- Born: Jamaica
- Occupation: Judge

= Janet Nosworthy =

Jamaican judge

Janet Nosworthy is a Jamaican jurist. In her home country, she worked as a lawyer, prosecutor, and university lecturer. From 2005 to 2009, she was a judge of the International Criminal Tribunal for the former Yugoslavia, and since 2011, she has been a judge of the Special Tribunal for Lebanon.

== Biography ==
Janet Nosworthy is an attorney at law. Nosworthy studied law and was subsequently admitted to the bar association of Gray's Inn in 1972. She then worked as a prosecutor in Jamaica until 1978 and was a criminal defense lawyer from 1974 to 1978 and from 1981 to 2005. In between, she served as a Crown counsel at the Supreme Court and the Court of Appeal of Antigua from 1978 to 1981.

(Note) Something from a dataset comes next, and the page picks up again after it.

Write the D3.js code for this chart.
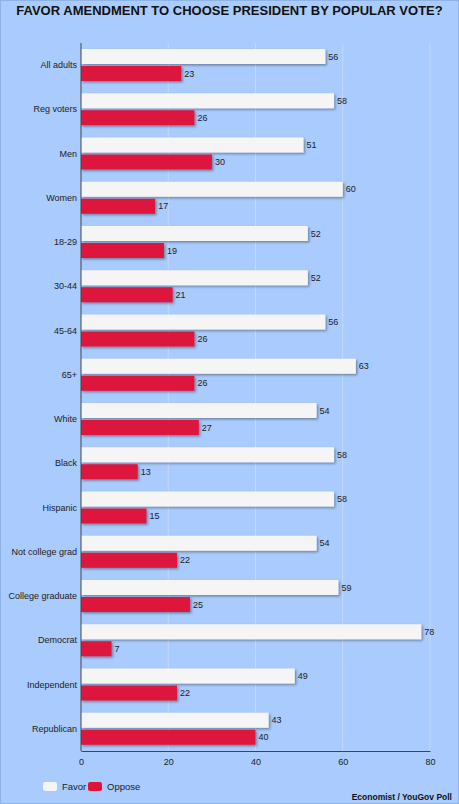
<!DOCTYPE html>
<html><head><meta charset="utf-8">
<script src="https://cdn.jsdelivr.net/npm/d3@7"></script>
<style>
body{margin:0;background:#a9cbfd;}
svg{display:block;font-family:"Liberation Sans",Arial,sans-serif;}
</style></head>
<body>
<svg id="chart" width="459" height="804"></svg>
<script>
// data
var categories = ["All adults","Reg voters","Men","Women","18-29","30-44","45-64","65+","White","Black","Hispanic","Not college grad","College graduate","Democrat","Independent","Republican"];
var favor = [56,58,51,60,52,52,56,63,54,58,58,54,59,78,49,43];
var oppose = [23,26,30,17,19,21,26,26,27,13,15,22,25,7,22,40];
var seriesNames = ["Favor","Oppose"];
var xTicks = [0,20,40,60,80];

var svg = d3.select("#chart");
var mLeft = 81, mRight = 430, mTop = 43, mBottom = 751;

svg.append("rect").attr("x",0.5).attr("y",0.5).attr("width",458).attr("height",803)
  .attr("fill","#a9cbfd").attr("stroke","#8fb3e6");

svg.append("text").attr("x",229.5).attr("y",15).attr("text-anchor","middle")
  .attr("font-size",13).attr("font-weight","bold").attr("fill","#111")
  .text("FAVOR AMENDMENT TO CHOOSE PRESIDENT BY POPULAR VOTE?");

var x = d3.scaleLinear().domain([0,80]).range([mLeft,mRight]);
var y = d3.scaleBand().domain(categories).range([mTop,mBottom]);

var defs = svg.append("defs");
var f = defs.append("filter").attr("id","sh").attr("x","-10%").attr("y","-30%").attr("width","130%").attr("height","180%");
f.append("feDropShadow").attr("dx",1.5).attr("dy",1.5).attr("stdDeviation",1).attr("flood-color","#000").attr("flood-opacity",0.35);

// grid
svg.selectAll(".grid").data(xTicks.slice(1)).enter().append("line")
  .attr("x1",function(d){return x(d);}).attr("x2",function(d){return x(d);})
  .attr("y1",mTop).attr("y2",mBottom).attr("stroke","#c4d9f7").attr("stroke-width",1);

var bh = 15;
var g = svg.selectAll(".grp").data(categories).enter().append("g")
  .attr("transform",function(d){return "translate(0,"+y(d)+")";});

g.append("rect").attr("x",x(0)).attr("y",6).attr("height",bh)
  .attr("width",function(d,i){return x(favor[i])-x(0);})
  .attr("fill","#f5f5f5").attr("filter","url(#sh)");
g.append("rect").attr("x",x(0)).attr("y",23).attr("height",bh)
  .attr("width",function(d,i){return x(oppose[i])-x(0);})
  .attr("fill","#dc143c").attr("filter","url(#sh)");
g.append("text").attr("x",function(d,i){return x(favor[i])+3;}).attr("y",6+bh/2+3)
  .attr("font-size",9).attr("fill","#222").text(function(d,i){return favor[i];});
g.append("text").attr("x",function(d,i){return x(oppose[i])+3;}).attr("y",23+bh/2+3)
  .attr("font-size",9).attr("fill","#222").text(function(d,i){return oppose[i];});
g.append("text").attr("x",mLeft-4).attr("y",25).attr("text-anchor","end")
  .attr("font-size",9).attr("fill","#222").text(function(d){return d;});

// axes
svg.append("line").attr("x1",mLeft).attr("x2",mLeft).attr("y1",mTop).attr("y2",mBottom).attr("stroke","#444");
var xa = svg.append("g").attr("transform","translate(0,"+mBottom+")")
  .call(d3.axisBottom(x).tickValues(xTicks).tickSize(0).tickPadding(8));
xa.select(".domain").attr("stroke","#444");
xa.selectAll("text").attr("font-size",9).attr("fill","#222").attr("font-family","Liberation Sans, Arial, sans-serif");

// legend
var lg = svg.append("g").attr("transform","translate(43,787)");
var colors = ["#f5f5f5","#dc143c"];
var offs = [0,45];
seriesNames.forEach(function(n,i){
  lg.append("rect").attr("x",offs[i]).attr("y",-5).attr("width",14).attr("height",9).attr("rx",2).attr("fill",colors[i]);
  lg.append("text").attr("x",offs[i]+19).attr("y",3).attr("font-size",9.5).attr("fill","#222").text(n);
});

svg.append("text").attr("x",452).attr("y",800).attr("text-anchor","end")
  .attr("font-size",8.5).attr("font-weight","bold").attr("fill","#111").text("Economist / YouGov Poll");
</script>
</body></html>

From 1974 to 1978, she was also an assistant professor of law at the Technical University of Kingston. She also trained young lawyers and was active at the Jamaican Bar. Furthermore, she advised on international criminal law for CARICOM.

From 2005 to 2009, she served as an ad litem judge for the International Criminal Tribunal for the former Yugoslavia in The Hague. Here, she presided over the trials against Milan Martić, Milan Milutinović, and Ivica Rajić. In 2011, she was elected as an ad hoc judge of the criminal chamber of the Special Tribunal for Lebanon in Leidschendam.